─── Supplied data ───

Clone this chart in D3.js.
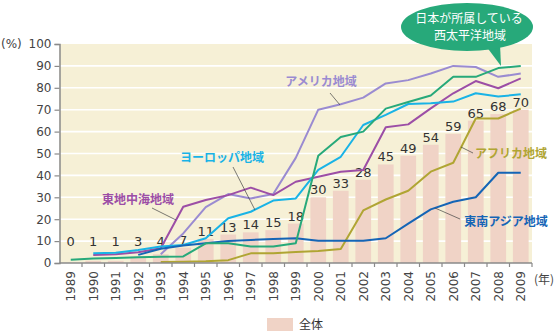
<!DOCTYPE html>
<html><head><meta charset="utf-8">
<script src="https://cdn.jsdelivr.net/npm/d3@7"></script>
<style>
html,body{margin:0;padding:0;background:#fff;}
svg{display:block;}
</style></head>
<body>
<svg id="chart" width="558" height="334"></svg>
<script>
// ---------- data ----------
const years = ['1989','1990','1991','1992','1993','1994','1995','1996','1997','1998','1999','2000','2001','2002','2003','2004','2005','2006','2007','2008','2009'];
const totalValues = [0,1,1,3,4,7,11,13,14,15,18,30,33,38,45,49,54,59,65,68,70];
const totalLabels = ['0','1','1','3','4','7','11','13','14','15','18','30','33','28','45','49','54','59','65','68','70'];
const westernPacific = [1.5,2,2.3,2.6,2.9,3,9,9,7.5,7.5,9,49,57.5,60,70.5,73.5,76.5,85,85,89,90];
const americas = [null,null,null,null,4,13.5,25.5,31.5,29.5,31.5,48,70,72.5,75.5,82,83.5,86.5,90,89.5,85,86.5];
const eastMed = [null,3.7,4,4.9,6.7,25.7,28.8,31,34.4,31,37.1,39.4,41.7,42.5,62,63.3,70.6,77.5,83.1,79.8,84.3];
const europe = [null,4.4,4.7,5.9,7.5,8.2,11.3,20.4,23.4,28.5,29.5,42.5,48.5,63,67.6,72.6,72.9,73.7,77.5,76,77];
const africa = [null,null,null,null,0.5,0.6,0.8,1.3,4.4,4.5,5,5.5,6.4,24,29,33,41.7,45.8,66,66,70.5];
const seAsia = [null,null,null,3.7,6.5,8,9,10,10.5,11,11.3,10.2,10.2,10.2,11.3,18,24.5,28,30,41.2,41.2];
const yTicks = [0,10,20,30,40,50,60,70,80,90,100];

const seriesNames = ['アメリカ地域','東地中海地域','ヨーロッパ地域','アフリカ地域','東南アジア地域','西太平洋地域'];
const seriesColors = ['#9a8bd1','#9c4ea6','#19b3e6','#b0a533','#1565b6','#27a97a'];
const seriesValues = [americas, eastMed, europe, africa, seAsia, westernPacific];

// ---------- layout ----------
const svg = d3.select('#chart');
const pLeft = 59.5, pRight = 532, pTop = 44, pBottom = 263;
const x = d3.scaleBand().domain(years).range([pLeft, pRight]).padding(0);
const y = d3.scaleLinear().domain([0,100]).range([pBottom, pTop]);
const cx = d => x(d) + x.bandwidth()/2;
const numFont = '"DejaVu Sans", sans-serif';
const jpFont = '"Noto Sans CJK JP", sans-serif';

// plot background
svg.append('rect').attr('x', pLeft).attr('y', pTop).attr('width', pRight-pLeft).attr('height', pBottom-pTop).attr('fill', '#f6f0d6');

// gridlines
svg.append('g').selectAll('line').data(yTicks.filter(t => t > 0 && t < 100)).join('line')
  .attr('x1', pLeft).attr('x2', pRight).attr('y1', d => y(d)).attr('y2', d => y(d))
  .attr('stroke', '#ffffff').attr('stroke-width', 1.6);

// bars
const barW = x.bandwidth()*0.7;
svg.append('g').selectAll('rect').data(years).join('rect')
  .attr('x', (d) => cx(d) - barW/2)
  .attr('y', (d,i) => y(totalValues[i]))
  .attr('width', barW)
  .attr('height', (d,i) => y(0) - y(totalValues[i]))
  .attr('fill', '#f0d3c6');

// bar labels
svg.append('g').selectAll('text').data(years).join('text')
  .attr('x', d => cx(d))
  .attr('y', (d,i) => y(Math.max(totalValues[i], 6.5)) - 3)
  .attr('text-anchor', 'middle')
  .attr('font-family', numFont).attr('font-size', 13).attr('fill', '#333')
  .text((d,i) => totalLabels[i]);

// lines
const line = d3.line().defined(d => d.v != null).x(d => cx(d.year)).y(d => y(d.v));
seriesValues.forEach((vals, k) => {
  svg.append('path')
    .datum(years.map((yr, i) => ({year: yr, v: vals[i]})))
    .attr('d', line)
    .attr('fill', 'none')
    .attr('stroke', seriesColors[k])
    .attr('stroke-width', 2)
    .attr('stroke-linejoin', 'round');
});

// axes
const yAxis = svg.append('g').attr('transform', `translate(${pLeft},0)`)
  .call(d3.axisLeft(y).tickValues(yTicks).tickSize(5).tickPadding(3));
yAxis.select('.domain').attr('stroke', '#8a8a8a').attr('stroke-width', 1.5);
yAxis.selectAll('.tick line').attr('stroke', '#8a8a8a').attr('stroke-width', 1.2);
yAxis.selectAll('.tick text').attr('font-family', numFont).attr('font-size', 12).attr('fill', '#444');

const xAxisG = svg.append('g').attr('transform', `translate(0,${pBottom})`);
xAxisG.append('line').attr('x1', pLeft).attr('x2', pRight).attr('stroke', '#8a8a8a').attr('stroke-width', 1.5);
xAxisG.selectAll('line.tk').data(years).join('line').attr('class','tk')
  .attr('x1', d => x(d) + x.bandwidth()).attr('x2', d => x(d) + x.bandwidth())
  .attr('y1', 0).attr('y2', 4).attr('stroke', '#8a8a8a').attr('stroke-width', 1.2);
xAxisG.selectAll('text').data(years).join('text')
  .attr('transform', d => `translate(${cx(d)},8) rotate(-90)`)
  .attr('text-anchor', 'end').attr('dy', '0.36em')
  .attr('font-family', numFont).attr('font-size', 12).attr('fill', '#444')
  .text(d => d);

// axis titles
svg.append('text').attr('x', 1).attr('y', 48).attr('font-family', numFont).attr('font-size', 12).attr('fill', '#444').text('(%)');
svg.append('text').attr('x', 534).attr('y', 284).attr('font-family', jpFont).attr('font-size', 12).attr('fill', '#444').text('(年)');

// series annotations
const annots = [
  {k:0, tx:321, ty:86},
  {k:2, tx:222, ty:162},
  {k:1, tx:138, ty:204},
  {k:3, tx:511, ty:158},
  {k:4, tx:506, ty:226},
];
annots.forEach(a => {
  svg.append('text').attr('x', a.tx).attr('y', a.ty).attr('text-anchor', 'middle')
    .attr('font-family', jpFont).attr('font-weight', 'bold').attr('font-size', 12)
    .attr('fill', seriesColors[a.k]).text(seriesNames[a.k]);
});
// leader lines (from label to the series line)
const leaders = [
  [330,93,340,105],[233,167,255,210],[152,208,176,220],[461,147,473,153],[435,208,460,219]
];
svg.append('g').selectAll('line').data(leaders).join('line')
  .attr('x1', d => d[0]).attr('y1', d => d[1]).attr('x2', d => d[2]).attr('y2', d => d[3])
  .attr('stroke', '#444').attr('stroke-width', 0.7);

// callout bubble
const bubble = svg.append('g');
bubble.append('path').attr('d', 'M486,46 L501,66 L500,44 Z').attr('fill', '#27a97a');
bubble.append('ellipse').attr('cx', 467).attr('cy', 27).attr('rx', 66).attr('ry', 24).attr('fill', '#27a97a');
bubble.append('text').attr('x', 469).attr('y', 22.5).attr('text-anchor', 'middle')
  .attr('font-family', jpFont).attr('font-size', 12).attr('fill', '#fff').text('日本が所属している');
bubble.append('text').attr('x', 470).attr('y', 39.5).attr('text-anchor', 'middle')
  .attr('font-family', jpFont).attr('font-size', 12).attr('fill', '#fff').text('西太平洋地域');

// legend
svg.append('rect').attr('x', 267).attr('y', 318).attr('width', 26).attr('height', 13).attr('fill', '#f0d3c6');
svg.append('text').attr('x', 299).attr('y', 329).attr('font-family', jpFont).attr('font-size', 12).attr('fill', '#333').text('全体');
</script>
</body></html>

───

Short task: Each line of the material must be retyped exactly, except that images are omitted.

Final result:
Clone this chart in D3.js.
<!DOCTYPE html>
<html><head><meta charset="utf-8">
<script src="https://cdn.jsdelivr.net/npm/d3@7"></script>
<style>
html,body{margin:0;padding:0;background:#fff;}
svg{display:block;}
</style></head>
<body>
<svg id="chart" width="558" height="334"></svg>
<script>
// ---------- data ----------
const years = ['1989','1990','1991','1992','1993','1994','1995','1996','1997','1998','1999','2000','2001','2002','2003','2004','2005','2006','2007','2008','2009'];
const totalValues = [0,1,1,3,4,7,11,13,14,15,18,30,33,38,45,49,54,59,65,68,70];
const totalLabels = ['0','1','1','3','4','7','11','13','14','15','18','30','33','28','45','49','54','59','65','68','70'];
const westernPacific = [1.5,2,2.3,2.6,2.9,3,9,9,7.5,7.5,9,49,57.5,60,70.5,73.5,76.5,85,85,89,90];
const americas = [null,null,null,null,4,13.5,25.5,31.5,29.5,31.5,48,70,72.5,75.5,82,83.5,86.5,90,89.5,85,86.5];
const eastMed = [null,3.7,4,4.9,6.7,25.7,28.8,31,34.4,31,37.1,39.4,41.7,42.5,62,63.3,70.6,77.5,83.1,79.8,84.3];
const europe = [null,4.4,4.7,5.9,7.5,8.2,11.3,20.4,23.4,28.5,29.5,42.5,48.5,63,67.6,72.6,72.9,73.7,77.5,76,77];
const africa = [null,null,null,null,0.5,0.6,0.8,1.3,4.4,4.5,5,5.5,6.4,24,29,33,41.7,45.8,66,66,70.5];
const seAsia = [null,null,null,3.7,6.5,8,9,10,10.5,11,11.3,10.2,10.2,10.2,11.3,18,24.5,28,30,41.2,41.2];
const yTicks = [0,10,20,30,40,50,60,70,80,90,100];

const seriesNames = ['アメリカ地域','東地中海地域','ヨーロッパ地域','アフリカ地域','東南アジア地域','西太平洋地域'];
const seriesColors = ['#9a8bd1','#9c4ea6','#19b3e6','#b0a533','#1565b6','#27a97a'];
const seriesValues = [americas, eastMed, europe, africa, seAsia, westernPacific];

// ---------- layout ----------
const svg = d3.select('#chart');
const pLeft = 59.5, pRight = 532, pTop = 44, pBottom = 263;
const x = d3.scaleBand().domain(years).range([pLeft, pRight]).padding(0);
const y = d3.scaleLinear().domain([0,100]).range([pBottom, pTop]);
const cx = d => x(d) + x.bandwidth()/2;
const numFont = '"DejaVu Sans", sans-serif';
const jpFont = '"Noto Sans CJK JP", sans-serif';

// plot background
svg.append('rect').attr('x', pLeft).attr('y', pTop).attr('width', pRight-pLeft).attr('height', pBottom-pTop).attr('fill', '#f6f0d6');

// gridlines
svg.append('g').selectAll('line').data(yTicks.filter(t => t > 0 && t < 100)).join('line')
  .attr('x1', pLeft).attr('x2', pRight).attr('y1', d => y(d)).attr('y2', d => y(d))
  .attr('stroke', '#ffffff').attr('stroke-width', 1.6);

// bars
const barW = x.bandwidth()*0.7;
svg.append('g').selectAll('rect').data(years).join('rect')
  .attr('x', (d) => cx(d) - barW/2)
  .attr('y', (d,i) => y(totalValues[i]))
  .attr('width', barW)
  .attr('height', (d,i) => y(0) - y(totalValues[i]))
  .attr('fill', '#f0d3c6');

// bar labels
svg.append('g').selectAll('text').data(years).join('text')
  .attr('x', d => cx(d))
  .attr('y', (d,i) => y(Math.max(totalValues[i], 6.5)) - 3)
  .attr('text-anchor', 'middle')
  .attr('font-family', numFont).attr('font-size', 13).attr('fill', '#333')
  .text((d,i) => totalLabels[i]);

// lines
const line = d3.line().defined(d => d.v != null).x(d => cx(d.year)).y(d => y(d.v));
seriesValues.forEach((vals, k) => {
  svg.append('path')
    .datum(years.map((yr, i) => ({year: yr, v: vals[i]})))
    .attr('d', line)
    .attr('fill', 'none')
    .attr('stroke', seriesColors[k])
    .attr('stroke-width', 2)
    .attr('stroke-linejoin', 'round');
});

// axes
const yAxis = svg.append('g').attr('transform', `translate(${pLeft},0)`)
  .call(d3.axisLeft(y).tickValues(yTicks).tickSize(5).tickPadding(3));
yAxis.select('.domain').attr('stroke', '#8a8a8a').attr('stroke-width', 1.5);
yAxis.selectAll('.tick line').attr('stroke', '#8a8a8a').attr('stroke-width', 1.2);
yAxis.selectAll('.tick text').attr('font-family', numFont).attr('font-size', 12).attr('fill', '#444');

const xAxisG = svg.append('g').attr('transform', `translate(0,${pBottom})`);
xAxisG.append('line').attr('x1', pLeft).attr('x2', pRight).attr('stroke', '#8a8a8a').attr('stroke-width', 1.5);
xAxisG.selectAll('line.tk').data(years).join('line').attr('class','tk')
  .attr('x1', d => x(d) + x.bandwidth()).attr('x2', d => x(d) + x.bandwidth())
  .attr('y1', 0).attr('y2', 4).attr('stroke', '#8a8a8a').attr('stroke-width', 1.2);
xAxisG.selectAll('text').data(years).join('text')
  .attr('transform', d => `translate(${cx(d)},8) rotate(-90)`)
  .attr('text-anchor', 'end').attr('dy', '0.36em')
  .attr('font-family', numFont).attr('font-size', 12).attr('fill', '#444')
  .text(d => d);

// axis titles
svg.append('text').attr('x', 1).attr('y', 48).attr('font-family', numFont).attr('font-size', 12).attr('fill', '#444').text('(%)');
svg.append('text').attr('x', 534).attr('y', 284).attr('font-family', jpFont).attr('font-size', 12).attr('fill', '#444').text('(年)');

// series annotations
const annots = [
  {k:0, tx:321, ty:86},
  {k:2, tx:222, ty:162},
  {k:1, tx:138, ty:204},
  {k:3, tx:511, ty:158},
  {k:4, tx:506, ty:226},
];
annots.forEach(a => {
  svg.append('text').attr('x', a.tx).attr('y', a.ty).attr('text-anchor', 'middle')
    .attr('font-family', jpFont).attr('font-weight', 'bold').attr('font-size', 12)
    .attr('fill', seriesColors[a.k]).text(seriesNames[a.k]);
});
// leader lines (from label to the series line)
const leaders = [
  [330,93,340,105],[233,167,255,210],[152,208,176,220],[461,147,473,153],[435,208,460,219]
];
svg.append('g').selectAll('line').data(leaders).join('line')
  .attr('x1', d => d[0]).attr('y1', d => d[1]).attr('x2', d => d[2]).attr('y2', d => d[3])
  .attr('stroke', '#444').attr('stroke-width', 0.7);

// callout bubble
const bubble = svg.append('g');
bubble.append('path').attr('d', 'M486,46 L501,66 L500,44 Z').attr('fill', '#27a97a');
bubble.append('ellipse').attr('cx', 467).attr('cy', 27).attr('rx', 66).attr('ry', 24).attr('fill', '#27a97a');
bubble.append('text').attr('x', 469).attr('y', 22.5).attr('text-anchor', 'middle')
  .attr('font-family', jpFont).attr('font-size', 12).attr('fill', '#fff').text('日本が所属している');
bubble.append('text').attr('x', 470).attr('y', 39.5).attr('text-anchor', 'middle')
  .attr('font-family', jpFont).attr('font-size', 12).attr('fill', '#fff').text('西太平洋地域');

// legend
svg.append('rect').attr('x', 267).attr('y', 318).attr('width', 26).attr('height', 13).attr('fill', '#f0d3c6');
svg.append('text').attr('x', 299).attr('y', 329).attr('font-family', jpFont).attr('font-size', 12).attr('fill', '#333').text('全体');
</script>
</body></html>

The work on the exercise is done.